Last year, the joint venture announced plans for a $450 million urban studio campus at a 5-acre site located at 5601 Santa Monica Blvd. in Hollywood. That plan, called Echelon Studios, will have four 19,000-square-foot sound stages, a 15,000-square-foot flex stage and a 90,000-square-foot creative village of high-end bungalows. The project, expected to begin in 2023, will also have 350,000 square feet of creative office space spread across two six-story buildings.

Joe Marconi, Bain Capital Real Estate managing director, said in a prepared statement BARDAS and Bain have strong conviction in the demand drivers that are fueling continued growth of the media and entertainment industry. He said they were excited to honor the past of the Television Center site while delivering a project curated for today’s content creators in the heart of Hollywood.

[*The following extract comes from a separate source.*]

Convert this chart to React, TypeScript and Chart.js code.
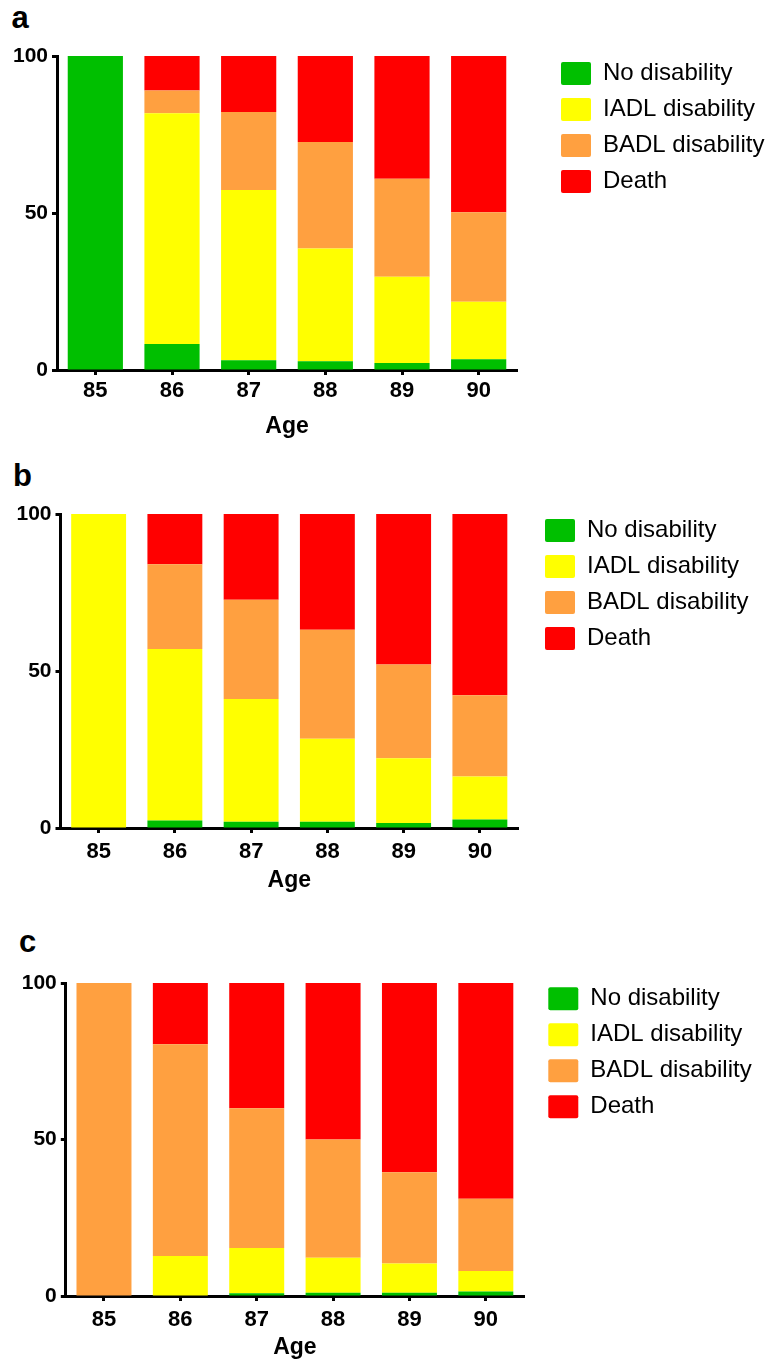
import React, { useEffect, useRef } from 'react';
import { Chart, registerables } from 'chart.js';

Chart.register(...registerables);

const FONT = "'Liberation Sans', Arial, Helvetica, sans-serif";

// ---------- data ----------
const ages = ['85', '86', '87', '88', '89', '90'];
const seriesLabels = ['No disability', 'IADL disability', 'BADL disability', 'Death'];
const seriesColors = ['#00BF00', '#FFFF00', '#FFA040', '#FF0000'];
const yMin = 0;
const yMax = 100;
const yStep = 50;
const xTitle = 'Age';

// panel a
const aNoDisability = [100, 8.3, 3.1, 2.8, 2.2, 3.4];
const aIADL = [0, 73.5, 54.2, 35.9, 27.5, 18.3];
const aBADL = [0, 7.2, 24.9, 33.9, 31.2, 28.5];
const aDeath = [0, 11.0, 17.8, 27.4, 39.1, 49.8];

// panel b
const bNoDisability = [0, 2.4, 2.0, 2.0, 1.6, 2.7];
const bIADL = [100, 54.6, 39.1, 26.4, 20.6, 13.7];
const bBADL = [0, 27.0, 31.6, 34.7, 29.9, 25.9];
const bDeath = [0, 16.0, 27.3, 36.9, 47.9, 57.7];

// panel c
const cNoDisability = [0, 0, 0.9, 1.0, 1.0, 1.4];
const cIADL = [0, 12.8, 14.4, 11.2, 9.4, 6.6];
const cBADL = [100, 67.6, 44.7, 37.8, 29.1, 23.1];
const cDeath = [0, 19.6, 40.0, 50.0, 60.5, 68.9];

// ---------- layout (positions only) ----------
type PanelCfg = {
  letter: string;
  series: number[][];
  top: number;
  height: number;
  plotLeft: number;
  plotRight: number;
  xScaleH: number;
  tickPad: number;
  titlePadBottom: number;
  legendX: number;
  legendTop: number;
  letterX: number;
  letterTop: number;
};

const PANELS: PanelCfg[] = [
  {
    letter: 'a', series: [aNoDisability, aIADL, aBADL, aDeath],
    top: 36, height: 404, plotLeft: 57, plotRight: 517, xScaleH: 70,
    tickPad: 2.7, titlePadBottom: 0, legendX: 561, legendTop: 62,
    letterX: 11.5, letterTop: 2,
  },
  {
    letter: 'b', series: [bNoDisability, bIADL, bBADL, bDeath],
    top: 494, height: 404, plotLeft: 60.5, plotRight: 518, xScaleH: 70,
    tickPad: 5.3, titlePadBottom: 3.9, legendX: 545, legendTop: 519,
    letterX: 13, letterTop: 459.5,
  },
  {
    letter: 'c', series: [cNoDisability, cIADL, cBADL, cDeath],
    top: 963, height: 398, plotLeft: 65.8, plotRight: 524, xScaleH: 65,
    tickPad: 5.7, titlePadBottom: 0, legendX: 548.3, legendTop: 987.3,
    letterX: 19, letterTop: 925.5,
  },
];

const W = 780;
const LEGEND_PAD = 12;

function Panel({ cfg }: { cfg: PanelCfg }) {
  const ref = useRef<HTMLCanvasElement | null>(null);

  useEffect(() => {
    if (!ref.current) return;

    const legendPlace = {
      id: 'legendPlace',
      beforeLayout(chart: any) {
        const lg: any = chart.legend;
        if (lg && !lg.__patched) {
          const orig = lg.fit.bind(lg);
          lg.fit = function () {
            orig();
            this.width = W - cfg.plotRight;
          };
          lg.__patched = true;
        }
      },
      afterLayout(chart: any) {
        const lg: any = chart.legend;
        if (!lg) return;
        const h = lg.bottom - lg.top;
        lg.left = cfg.legendX - LEGEND_PAD;
        lg.right = lg.left + lg.width;
        lg.top = cfg.legendTop - cfg.top - 0.5 - LEGEND_PAD;
        lg.bottom = lg.top + h;
      },
    };

    const chart = new Chart(ref.current, {
      type: 'bar',
      data: {
        labels: ages,
        datasets: seriesLabels.map((label, i) => ({
          label,
          data: cfg.series[i],
          backgroundColor: seriesColors[i],
          borderColor: seriesColors[i],
          borderWidth: 0,
          borderRadius: 0,
          barPercentage: 0.72,
          categoryPercentage: 1.0,
        })),
      },
      options: {
        responsive: false,
        animation: false,
        events: [],
        layout: { padding: { top: 20, left: 0, right: 0, bottom: 0 } },
        plugins: {
          tooltip: { enabled: false },
          title: { display: false },
          legend: {
            display: true,
            position: 'right',
            align: 'start',
            labels: {
              boxWidth: 30,
              boxHeight: 23,
              padding: LEGEND_PAD,
              color: '#000',
              useBorderRadius: true,
              borderRadius: 2,
              font: { family: FONT, size: 24, weight: 'normal' },
            },
          },
        },
        scales: {
          x: {
            stacked: true,
            z: 1,
            offset: true,
            afterFit(scale: any) {
              scale.height = cfg.xScaleH;
            },
            border: { display: true, color: '#000', width: 3 },
            grid: {
              display: true,
              offset: false,
              drawOnChartArea: false,
              drawTicks: true,
              tickLength: 5,
              tickWidth: 3,
              tickColor: '#000',
            },
            ticks: {
              color: '#000',
              padding: cfg.tickPad,
              maxRotation: 0,
              autoSkip: false,
              font: { family: FONT, size: 22, weight: 'bold' },
            },
            title: {
              display: true,
              text: xTitle,
              color: '#000',
              font: { family: FONT, size: 23, weight: 'bold' },
              padding: { top: 0, bottom: cfg.titlePadBottom },
            },
          },
          y: {
            stacked: true,
            z: 1,
            min: yMin,
            max: yMax,
            afterFit(scale: any) {
              scale.width = cfg.plotLeft;
            },
            border: { display: true, color: '#000', width: 3 },
            grid: {
              display: true,
              drawOnChartArea: false,
              drawTicks: true,
              tickLength: 5,
              tickWidth: 3,
              tickColor: '#000',
            },
            ticks: {
              stepSize: yStep,
              color: '#000',
              padding: 4,
              font: { family: FONT, size: 21, weight: 'bold' },
            },
          },
        },
      },
      plugins: [legendPlace as any],
    });

    return () => chart.destroy();
  }, [cfg]);

  return (
    <>
      <div
        style={{
          position: 'absolute',
          left: cfg.letterX,
          top: cfg.letterTop,
          fontFamily: FONT,
          fontWeight: 'bold',
          fontSize: 31,
          lineHeight: '31px',
          color: '#000',
        }}
      >
        {cfg.letter}
      </div>
      <canvas
        ref={ref}
        width={W}
        height={cfg.height}
        style={{ position: 'absolute', left: 0, top: cfg.top, width: W, height: cfg.height }}
      />
    </>
  );
}

export default function App() {
  return (
    <div
      style={{
        position: 'absolute',
        left: 0,
        top: 0,
        width: W,
        height: 1361,
        overflow: 'hidden',
        background: '#fff',
      }}
    >
      {PANELS.map((p) => (
        <Panel key={p.letter} cfg={p} />
      ))}
    </div>
  );
}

They are not the only investment groups seeing movie and television studios as a viable growth industry due to the rise of streaming services and need for more media and online entertainment content. California has seen massive investment in the sector within the last decade, including a surge of new studio development projects.

Hudson Pacific Properties is among the developers expanding their soundstage footprint in the Los Angeles area. The company runs Sunset Studios, which currently has about 3.5 million square feet of soundstages and office space. Sunset Studios is jointly owned by Hudson Pacific and funds managed by Blackstone and is building Sunset Glenoaks in Sun Valley, which is estimated to cost about $190 million and will have seven flexible stages and 120,000 square feet of support space.

Hackman Capital has made about $3.8 billion in studio investments in the past three years and has 90 stages under construction. Other projects have been announced by Sylmar Studios, East End Studios, Quixote Studios and Shadowbox Studios.